Unnecessary Anger

A man pulled off to the side of the road because something was wrong with one of his tires. When he opened the trunk of his car, he saw that he didn’t have a tire iron. He looked around and noticed he wasn’t far from a farmhouse, however, so he walked toward it in hopes that the person living there would have a tire iron.

Along the way, he started to think, “This is so much farther than I thought,” and “He might not even have a tire iron,” and “What if he has one, but doesn’t want to be bothered?” and “He probably won’t even open the door for a stranger,” and “This is a waste of time!” He thought negative thought after negative thought until he finally arrived at the door of the farmhouse. He rang the doorbell, but he couldn’t stop his negative thoughts from escalating and making him angrier and angrier. By the time the farmer opened the door, the man just screamed out, “You can keep your stupid tire iron!

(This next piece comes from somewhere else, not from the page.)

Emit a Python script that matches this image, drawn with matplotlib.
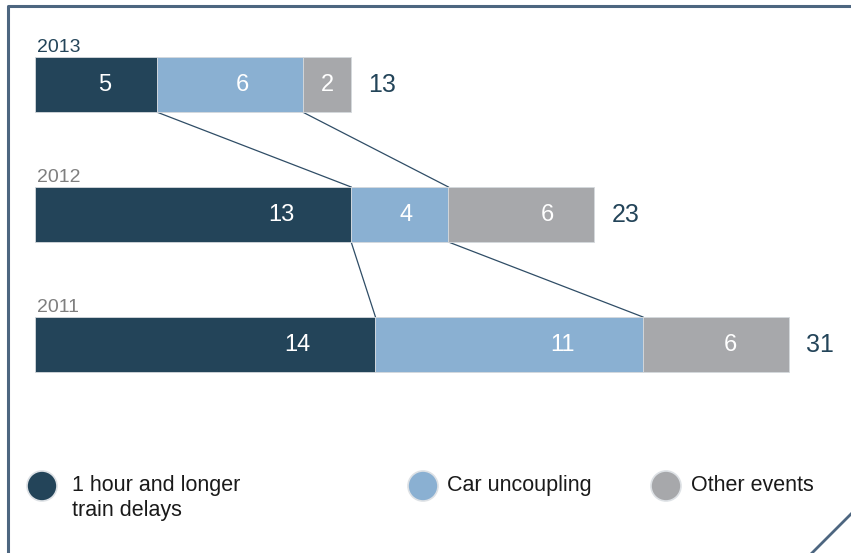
import matplotlib
matplotlib.use("Agg")
import matplotlib.pyplot as plt
from matplotlib.patches import Circle
import numpy as np

plt.rcParams['font.family'] = ['Liberation Sans', 'DejaVu Sans']

# ---- data ----
years = ["2013", "2012", "2011"]
categories = ["1 hour and longer\ntrain delays", "Car uncoupling", "Other events"]
train_delays = [5, 13, 14]
car_uncoupling = [6, 4, 11]
other_events = [2, 6, 6]
totals = [13, 23, 31]

# ---- style ----
colors = ["#234459", "#8ab0d2", "#a7a8ab"]
year_colors = ["#234459", "#7f7f7f", "#7f7f7f"]
line_color = "#2f4d66"
frame_color = "#4d6680"
label_frac = [[0.57, 0.59, 0.51], [0.78, 0.56, 0.68], [0.77, 0.70, 0.60]]

W, H = 851, 553
fig = plt.figure(figsize=(W / 100, H / 100), dpi=100)
ax = fig.add_axes([0, 0, 1, 1])

px_per_unit = 24.32
x0_px = 35
row_px = 130
first_center_px = 84.5
bar_h = 55 / row_px

ax.set_xlim(-x0_px / px_per_unit, (W - x0_px) / px_per_unit)
ax.set_ylim((H - first_center_px) / row_px, -first_center_px / row_px)
ax.axis("off")

series = [train_delays, car_uncoupling, other_events]
vals = np.array(series).T  # rows=years
ypos = np.arange(len(years))
left = np.zeros(len(years))
for k, s in enumerate(series):
    ax.barh(ypos, s, left=left, height=bar_h, color=colors[k],
            edgecolor="#d5d9dd", linewidth=0.6, zorder=2)
    for i in range(len(years)):
        ax.text(left[i] + s[i] * label_frac[i][k], ypos[i], str(s[i]),
                color="white", fontsize=17, ha="center", va="center", zorder=3)
    left = left + np.array(s)

cum = np.cumsum(vals, axis=1)
for i in range(len(years)):
    ax.text(cum[i, -1] + 17 / px_per_unit, ypos[i], str(totals[i]),
            color="#234459", fontsize=18, ha="left", va="center")
    ax.text(0.1, ypos[i] - bar_h / 2 - 5 / row_px, years[i], color=year_colors[i],
            fontsize=14, ha="left", va="baseline")

# connecting lines
for i in range(len(years) - 1):
    for k in range(2):
        ax.plot([cum[i, k], cum[i + 1, k]],
                [ypos[i] + bar_h / 2, ypos[i + 1] - bar_h / 2],
                color=line_color, lw=0.9, zorder=1)

# overlay in pixel coords
ov = fig.add_axes([0, 0, 1, 1], facecolor="none")
ov.set_xlim(0, W)
ov.set_ylim(H, 0)
ov.axis("off")
ov.plot([7.5, 7.5, W], [H, 5.5, 5.5], color=frame_color, lw=2.2, solid_capstyle="butt")
ov.plot([812, W], [H, 514], color=frame_color, lw=2.0)

leg_x = [42, 423, 666]
leg_tx = [72, 447, 691]
for k in range(3):
    ov.add_patch(Circle((leg_x[k], 486), 15, facecolor=colors[k],
                        edgecolor="#dde1e5", lw=1.2))
    ov.text(leg_tx[k], 475, categories[k], fontsize=15.5, color="#1a1a1a",
            ha="left", va="top", linespacing=1.27)

fig.savefig("out.png", dpi=100)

This story is humorous and seems a bit ridiculous until we reflect on the innumerable times we have gotten angry with others for no real reason at all. How many of us create problems in our own minds and then look for those problems to be played out in the real world? We imagine that the world should be the way we demand it to be, then we suffer by remaining trapped in our own angry minds.

The intelligent are aware that they create unnecessary anger; but the wise are those who let go of the unnecessary anger in their lives.